Task prompt | Leave the pictures out. Return all other data exactly.

════════

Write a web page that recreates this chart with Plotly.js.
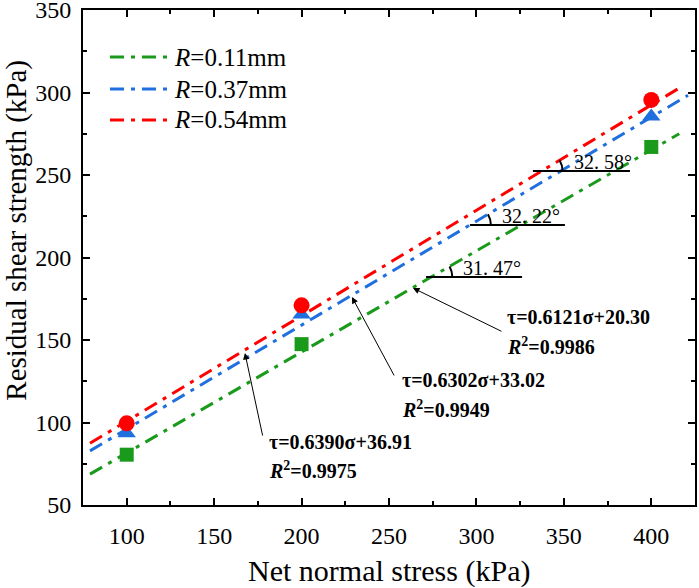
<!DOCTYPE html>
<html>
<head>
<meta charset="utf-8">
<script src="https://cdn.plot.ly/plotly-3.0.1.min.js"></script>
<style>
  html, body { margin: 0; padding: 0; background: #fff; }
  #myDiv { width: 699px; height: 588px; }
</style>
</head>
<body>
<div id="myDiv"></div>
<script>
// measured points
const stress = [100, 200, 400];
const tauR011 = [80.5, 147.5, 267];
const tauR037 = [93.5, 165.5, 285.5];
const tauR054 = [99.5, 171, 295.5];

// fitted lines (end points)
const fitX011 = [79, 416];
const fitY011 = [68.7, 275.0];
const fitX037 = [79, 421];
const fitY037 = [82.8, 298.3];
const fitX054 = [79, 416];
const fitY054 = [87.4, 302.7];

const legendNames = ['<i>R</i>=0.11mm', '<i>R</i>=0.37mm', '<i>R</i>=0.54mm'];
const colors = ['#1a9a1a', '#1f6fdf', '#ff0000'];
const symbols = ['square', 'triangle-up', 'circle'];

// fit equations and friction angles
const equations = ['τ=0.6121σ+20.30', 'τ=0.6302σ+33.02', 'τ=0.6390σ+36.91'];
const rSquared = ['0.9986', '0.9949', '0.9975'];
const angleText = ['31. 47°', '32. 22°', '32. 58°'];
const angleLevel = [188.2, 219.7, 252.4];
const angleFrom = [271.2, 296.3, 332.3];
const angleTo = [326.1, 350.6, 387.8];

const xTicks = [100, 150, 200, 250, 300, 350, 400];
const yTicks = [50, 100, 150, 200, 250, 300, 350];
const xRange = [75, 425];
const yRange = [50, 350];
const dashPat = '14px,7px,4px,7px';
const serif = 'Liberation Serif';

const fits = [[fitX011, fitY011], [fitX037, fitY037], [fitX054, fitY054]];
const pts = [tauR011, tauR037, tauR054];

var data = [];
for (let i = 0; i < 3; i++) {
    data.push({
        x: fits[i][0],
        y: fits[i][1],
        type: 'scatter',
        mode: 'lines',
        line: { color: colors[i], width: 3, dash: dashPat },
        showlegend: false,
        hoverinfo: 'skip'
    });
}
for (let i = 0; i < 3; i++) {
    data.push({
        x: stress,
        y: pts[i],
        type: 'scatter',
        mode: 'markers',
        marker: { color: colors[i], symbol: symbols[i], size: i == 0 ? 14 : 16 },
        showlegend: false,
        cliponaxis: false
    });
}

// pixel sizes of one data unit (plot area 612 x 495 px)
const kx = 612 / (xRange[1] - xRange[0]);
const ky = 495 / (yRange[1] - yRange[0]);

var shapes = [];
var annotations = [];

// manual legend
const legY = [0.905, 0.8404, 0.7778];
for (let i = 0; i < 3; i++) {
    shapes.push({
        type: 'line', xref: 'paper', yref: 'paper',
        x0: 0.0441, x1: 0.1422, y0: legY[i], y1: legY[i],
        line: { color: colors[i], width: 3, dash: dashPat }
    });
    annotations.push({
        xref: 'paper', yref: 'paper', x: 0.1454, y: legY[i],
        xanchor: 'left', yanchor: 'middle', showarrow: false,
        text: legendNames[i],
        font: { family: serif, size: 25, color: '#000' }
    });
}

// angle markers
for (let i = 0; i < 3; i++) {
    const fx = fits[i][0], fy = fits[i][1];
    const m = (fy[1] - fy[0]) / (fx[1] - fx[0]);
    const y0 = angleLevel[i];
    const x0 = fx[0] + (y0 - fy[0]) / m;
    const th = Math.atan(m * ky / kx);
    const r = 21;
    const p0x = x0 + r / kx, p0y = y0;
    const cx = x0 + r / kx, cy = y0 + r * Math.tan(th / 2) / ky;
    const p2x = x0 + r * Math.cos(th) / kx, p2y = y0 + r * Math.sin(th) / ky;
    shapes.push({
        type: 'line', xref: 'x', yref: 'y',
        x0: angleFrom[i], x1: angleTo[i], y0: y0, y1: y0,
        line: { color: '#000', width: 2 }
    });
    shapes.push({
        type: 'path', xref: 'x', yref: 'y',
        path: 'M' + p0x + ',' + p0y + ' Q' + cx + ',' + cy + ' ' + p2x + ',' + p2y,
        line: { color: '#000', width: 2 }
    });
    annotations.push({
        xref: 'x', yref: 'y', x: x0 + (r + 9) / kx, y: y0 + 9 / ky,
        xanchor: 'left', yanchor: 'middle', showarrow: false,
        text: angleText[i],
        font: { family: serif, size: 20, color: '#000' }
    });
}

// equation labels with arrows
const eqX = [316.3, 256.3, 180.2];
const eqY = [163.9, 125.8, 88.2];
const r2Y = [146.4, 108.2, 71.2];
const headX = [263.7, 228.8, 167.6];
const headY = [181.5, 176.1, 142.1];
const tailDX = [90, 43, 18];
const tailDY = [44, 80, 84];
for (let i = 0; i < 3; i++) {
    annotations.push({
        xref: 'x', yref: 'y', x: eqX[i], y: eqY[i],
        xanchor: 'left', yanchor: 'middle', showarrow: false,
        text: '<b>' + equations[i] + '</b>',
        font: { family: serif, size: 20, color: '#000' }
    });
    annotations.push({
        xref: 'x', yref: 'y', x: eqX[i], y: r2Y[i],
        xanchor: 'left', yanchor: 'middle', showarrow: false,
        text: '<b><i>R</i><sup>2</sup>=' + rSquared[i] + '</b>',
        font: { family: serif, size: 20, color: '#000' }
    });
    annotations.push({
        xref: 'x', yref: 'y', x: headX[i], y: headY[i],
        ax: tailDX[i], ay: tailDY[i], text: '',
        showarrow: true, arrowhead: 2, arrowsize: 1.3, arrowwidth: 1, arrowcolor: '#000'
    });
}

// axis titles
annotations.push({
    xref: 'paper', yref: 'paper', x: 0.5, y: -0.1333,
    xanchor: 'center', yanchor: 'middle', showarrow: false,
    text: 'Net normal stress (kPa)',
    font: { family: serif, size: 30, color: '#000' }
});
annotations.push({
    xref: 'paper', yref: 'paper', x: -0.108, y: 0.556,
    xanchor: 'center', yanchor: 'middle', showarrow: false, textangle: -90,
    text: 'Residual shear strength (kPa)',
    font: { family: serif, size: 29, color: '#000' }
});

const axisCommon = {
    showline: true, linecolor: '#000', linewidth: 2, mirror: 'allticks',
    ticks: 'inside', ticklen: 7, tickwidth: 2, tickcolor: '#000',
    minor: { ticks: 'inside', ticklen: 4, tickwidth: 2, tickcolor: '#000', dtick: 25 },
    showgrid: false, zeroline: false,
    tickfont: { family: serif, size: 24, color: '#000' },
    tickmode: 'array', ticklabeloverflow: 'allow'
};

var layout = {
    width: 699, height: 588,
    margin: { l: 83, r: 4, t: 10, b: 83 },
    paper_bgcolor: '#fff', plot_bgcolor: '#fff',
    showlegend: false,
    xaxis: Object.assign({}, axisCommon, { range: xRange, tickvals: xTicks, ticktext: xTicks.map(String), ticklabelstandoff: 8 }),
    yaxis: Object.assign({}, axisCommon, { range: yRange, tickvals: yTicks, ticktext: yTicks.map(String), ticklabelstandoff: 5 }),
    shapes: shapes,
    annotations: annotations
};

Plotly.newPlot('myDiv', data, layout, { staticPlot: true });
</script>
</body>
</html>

════════

Answer to this exercise |
Write a web page that recreates this chart with Plotly.js.
<!DOCTYPE html>
<html>
<head>
<meta charset="utf-8">
<script src="https://cdn.plot.ly/plotly-3.0.1.min.js"></script>
<style>
  html, body { margin: 0; padding: 0; background: #fff; }
  #myDiv { width: 699px; height: 588px; }
</style>
</head>
<body>
<div id="myDiv"></div>
<script>
// measured points
const stress = [100, 200, 400];
const tauR011 = [80.5, 147.5, 267];
const tauR037 = [93.5, 165.5, 285.5];
const tauR054 = [99.5, 171, 295.5];

// fitted lines (end points)
const fitX011 = [79, 416];
const fitY011 = [68.7, 275.0];
const fitX037 = [79, 421];
const fitY037 = [82.8, 298.3];
const fitX054 = [79, 416];
const fitY054 = [87.4, 302.7];

const legendNames = ['<i>R</i>=0.11mm', '<i>R</i>=0.37mm', '<i>R</i>=0.54mm'];
const colors = ['#1a9a1a', '#1f6fdf', '#ff0000'];
const symbols = ['square', 'triangle-up', 'circle'];

// fit equations and friction angles
const equations = ['τ=0.6121σ+20.30', 'τ=0.6302σ+33.02', 'τ=0.6390σ+36.91'];
const rSquared = ['0.9986', '0.9949', '0.9975'];
const angleText = ['31. 47°', '32. 22°', '32. 58°'];
const angleLevel = [188.2, 219.7, 252.4];
const angleFrom = [271.2, 296.3, 332.3];
const angleTo = [326.1, 350.6, 387.8];

const xTicks = [100, 150, 200, 250, 300, 350, 400];
const yTicks = [50, 100, 150, 200, 250, 300, 350];
const xRange = [75, 425];
const yRange = [50, 350];
const dashPat = '14px,7px,4px,7px';
const serif = 'Liberation Serif';

const fits = [[fitX011, fitY011], [fitX037, fitY037], [fitX054, fitY054]];
const pts = [tauR011, tauR037, tauR054];

var data = [];
for (let i = 0; i < 3; i++) {
    data.push({
        x: fits[i][0],
        y: fits[i][1],
        type: 'scatter',
        mode: 'lines',
        line: { color: colors[i], width: 3, dash: dashPat },
        showlegend: false,
        hoverinfo: 'skip'
    });
}
for (let i = 0; i < 3; i++) {
    data.push({
        x: stress,
        y: pts[i],
        type: 'scatter',
        mode: 'markers',
        marker: { color: colors[i], symbol: symbols[i], size: i == 0 ? 14 : 16 },
        showlegend: false,
        cliponaxis: false
    });
}

// pixel sizes of one data unit (plot area 612 x 495 px)
const kx = 612 / (xRange[1] - xRange[0]);
const ky = 495 / (yRange[1] - yRange[0]);

var shapes = [];
var annotations = [];

// manual legend
const legY = [0.905, 0.8404, 0.7778];
for (let i = 0; i < 3; i++) {
    shapes.push({
        type: 'line', xref: 'paper', yref: 'paper',
        x0: 0.0441, x1: 0.1422, y0: legY[i], y1: legY[i],
        line: { color: colors[i], width: 3, dash: dashPat }
    });
    annotations.push({
        xref: 'paper', yref: 'paper', x: 0.1454, y: legY[i],
        xanchor: 'left', yanchor: 'middle', showarrow: false,
        text: legendNames[i],
        font: { family: serif, size: 25, color: '#000' }
    });
}

// angle markers
for (let i = 0; i < 3; i++) {
    const fx = fits[i][0], fy = fits[i][1];
    const m = (fy[1] - fy[0]) / (fx[1] - fx[0]);
    const y0 = angleLevel[i];
    const x0 = fx[0] + (y0 - fy[0]) / m;
    const th = Math.atan(m * ky / kx);
    const r = 21;
    const p0x = x0 + r / kx, p0y = y0;
    const cx = x0 + r / kx, cy = y0 + r * Math.tan(th / 2) / ky;
    const p2x = x0 + r * Math.cos(th) / kx, p2y = y0 + r * Math.sin(th) / ky;
    shapes.push({
        type: 'line', xref: 'x', yref: 'y',
        x0: angleFrom[i], x1: angleTo[i], y0: y0, y1: y0,
        line: { color: '#000', width: 2 }
    });
    shapes.push({
        type: 'path', xref: 'x', yref: 'y',
        path: 'M' + p0x + ',' + p0y + ' Q' + cx + ',' + cy + ' ' + p2x + ',' + p2y,
        line: { color: '#000', width: 2 }
    });
    annotations.push({
        xref: 'x', yref: 'y', x: x0 + (r + 9) / kx, y: y0 + 9 / ky,
        xanchor: 'left', yanchor: 'middle', showarrow: false,
        text: angleText[i],
        font: { family: serif, size: 20, color: '#000' }
    });
}

// equation labels with arrows
const eqX = [316.3, 256.3, 180.2];
const eqY = [163.9, 125.8, 88.2];
const r2Y = [146.4, 108.2, 71.2];
const headX = [263.7, 228.8, 167.6];
const headY = [181.5, 176.1, 142.1];
const tailDX = [90, 43, 18];
const tailDY = [44, 80, 84];
for (let i = 0; i < 3; i++) {
    annotations.push({
        xref: 'x', yref: 'y', x: eqX[i], y: eqY[i],
        xanchor: 'left', yanchor: 'middle', showarrow: false,
        text: '<b>' + equations[i] + '</b>',
        font: { family: serif, size: 20, color: '#000' }
    });
    annotations.push({
        xref: 'x', yref: 'y', x: eqX[i], y: r2Y[i],
        xanchor: 'left', yanchor: 'middle', showarrow: false,
        text: '<b><i>R</i><sup>2</sup>=' + rSquared[i] + '</b>',
        font: { family: serif, size: 20, color: '#000' }
    });
    annotations.push({
        xref: 'x', yref: 'y', x: headX[i], y: headY[i],
        ax: tailDX[i], ay: tailDY[i], text: '',
        showarrow: true, arrowhead: 2, arrowsize: 1.3, arrowwidth: 1, arrowcolor: '#000'
    });
}

// axis titles
annotations.push({
    xref: 'paper', yref: 'paper', x: 0.5, y: -0.1333,
    xanchor: 'center', yanchor: 'middle', showarrow: false,
    text: 'Net normal stress (kPa)',
    font: { family: serif, size: 30, color: '#000' }
});
annotations.push({
    xref: 'paper', yref: 'paper', x: -0.108, y: 0.556,
    xanchor: 'center', yanchor: 'middle', showarrow: false, textangle: -90,
    text: 'Residual shear strength (kPa)',
    font: { family: serif, size: 29, color: '#000' }
});

const axisCommon = {
    showline: true, linecolor: '#000', linewidth: 2, mirror: 'allticks',
    ticks: 'inside', ticklen: 7, tickwidth: 2, tickcolor: '#000',
    minor: { ticks: 'inside', ticklen: 4, tickwidth: 2, tickcolor: '#000', dtick: 25 },
    showgrid: false, zeroline: false,
    tickfont: { family: serif, size: 24, color: '#000' },
    tickmode: 'array', ticklabeloverflow: 'allow'
};

var layout = {
    width: 699, height: 588,
    margin: { l: 83, r: 4, t: 10, b: 83 },
    paper_bgcolor: '#fff', plot_bgcolor: '#fff',
    showlegend: false,
    xaxis: Object.assign({}, axisCommon, { range: xRange, tickvals: xTicks, ticktext: xTicks.map(String), ticklabelstandoff: 8 }),
    yaxis: Object.assign({}, axisCommon, { range: yRange, tickvals: yTicks, ticktext: yTicks.map(String), ticklabelstandoff: 5 }),
    shapes: shapes,
    annotations: annotations
};

Plotly.newPlot('myDiv', data, layout, { staticPlot: true });
</script>
</body>
</html>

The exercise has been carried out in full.